Но «наплевать на бронзы многопудья», лучший памятник писателю — его творения. И тут с Николаем Семеновичем Лесковым дело обстоит весьма непростое. Предположим, что какой-нибудь любознательный и доверчивый читатель, поверив моим заклятиям, кинется в библиотеку и возьмет, скажем, «Запечатленного ангела», или «Левшу», или «Очарованного странника» — шедевры зрелого Лескова. Я вовсе не убежден, что он дочитает эти небольшие вещи до конца. Его может отпугнуть и непривычная, вычурная форма сказа, — русский классический рассказ тяготеет к объективному способу изображения, — и цветистая странность речевой манеры, обилие незнакомых, порой непонятных словечек, то ли истинно народных, то ли, что куда вероятнее, придуманных игристым воображением автора (Лесков и в самом деле был неутомимым изобретателем слов, зачастую пародирующих народное словотворчество, что одновременно восхищало и раздражало таких его современников, как Достоевский и Лев Толстой). Непривычно, трудно читать, спотыкаешься чуть ли не на каждой фразе, то и дело в комментарии заглядываешь, а ведь жизнь так коротка, и до чего же обильную информацию можно получить за время, потраченное на лесковский рассказ, с голубого экрана телевизора! Да, все это, несомненно, так, но если читатель сумеет побороть внутреннюю суету, сосредоточиться в душевной тишине и по глотку осушить пряный кубок лесковской прозы, он откроет для себя целый мир невиданной красоты, неповторимых образов, сверкающей фантазии, расписной, причудливый мир, где русский дух, безмерный и в радости, и в печали, где Русью пахнет — и сладко, и горько, и нежно, и дымно, так крепко, забористо пахнет, как ни у одного другого писателя нашей земли, разве что у мятежного протопопа Аввакума.

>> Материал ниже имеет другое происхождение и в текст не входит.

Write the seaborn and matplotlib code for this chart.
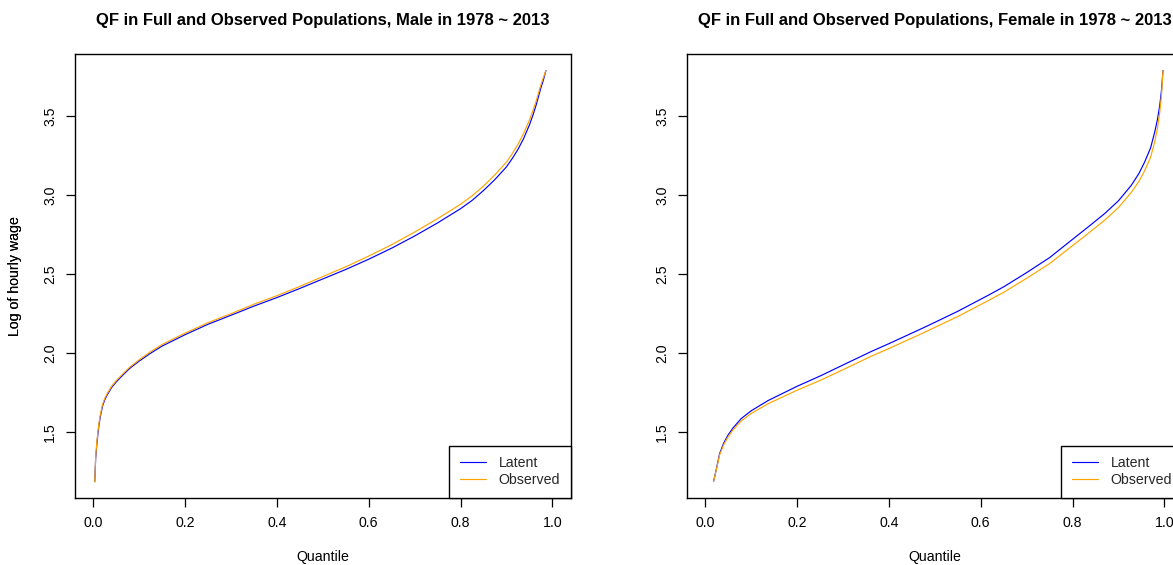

Да, непросто все с Лесковым, не знаешь даже, с какой стороны подступиться к этому уникальному в своей противоречивости и неохватности явлению великой русской литературы. Столько всего в нем сплелось, скрутилось, смешалось, казалось бы, вовсе несоединимого в одной личности. Столько загадок назагадал о себе этот реакционер, нарисовавший нежнейший образ гарибальдийца Артура Бенни, ненавистника нигилизма, создавший Лизу Бахареву, Помаду и Ванскок и боровшийся, по его собственным словам, лишь с теми, кто принизил чистый тип Базарова, этот певец божедомов, апологет русского православия, издевавшийся над официальной церковью и ее архиереями, последователь Льва Толстого, высмеявший и толстовцев и толстовство, этот пловец, умевший плыть только против течения, не поладивший ни с кем из современников и никем не понятый до конца, этот насмешник и зловредник, постигший, как никто другой, духовную силу и красоту русского человека, за что и был вознесен посмертно другим великим народолюбом — Горьким…
На известном портрете В. Серова Лесков стар, желт, изможден, болен. Только в темных, ночных глазах — «по зигзице в зенице» — мечут молнии из все еще раскаленных недр грозные очи крутохвата-буреносца. Он тяжело умирал — с дикими болями в сердце, с мучительными удушьями, но перед исходом закончил «Заячий ремиз», комическую и горестную историю Оноприя Перегуда из Перегудова, заурядного обывателя, загнанного неотвязным страхом перед российской действительностью в желтый дом, где он, защищенный тихим безумием, толстыми стенами и решетками на окнах, умиротворенно вяжет шерстяные чулки для своих братьев-умалишенных.
А на фотографиях, обычно сопровождающих издания Лескова с дореволюционных до наших дней, он взят в поре жизненного расцвета: соколья грудь, крутые плечи, тяжелая красивая голова на сильной короткой шее и пламень в темном, опасном, как у васнецовского Ивана IV, взоре. Это сходство с Грозным — не в чертах и уж подавно не в стати, и в выражении — подмечали многие современники Лескова. Он тяжело жил, в вечном противоборстве со всеми и вся: с родными и близкими, даже с собственным прекрасным, умным сыном, с передовыми людьми своего времени и реакционными властями, с Бога не приемлющими и церковниками, с правыми и с левыми, с писателями и критиками, издателями и даже с безмерно любимым Львом Толстым, чью веру исповедовал, а в «Зимнем дне», одним из последних своих рассказов, так ударил по толстовцам и самому учению великого ересиарха, что Софья Андреевна отказала ему от дома.
Поистине нет более сложной и противоречивой фигуры в русской литературе, нежели Николай Семенович Лесков! Когда-то он просто и мудро сказал, что писатель должен «всегда быть около крупных вопросов», и сам неизменно следовал этому правилу. Но оказывается, мало быть около крупных вопросов, чтобы «привлечь к себе любовь пространства, услышать будущего зов», заслужить добрую славу у современников и чистую, благодарную память в потомстве, важно еще, с какой стороны ты к этим вопросам подходишь, как берешься за них и как решаешь.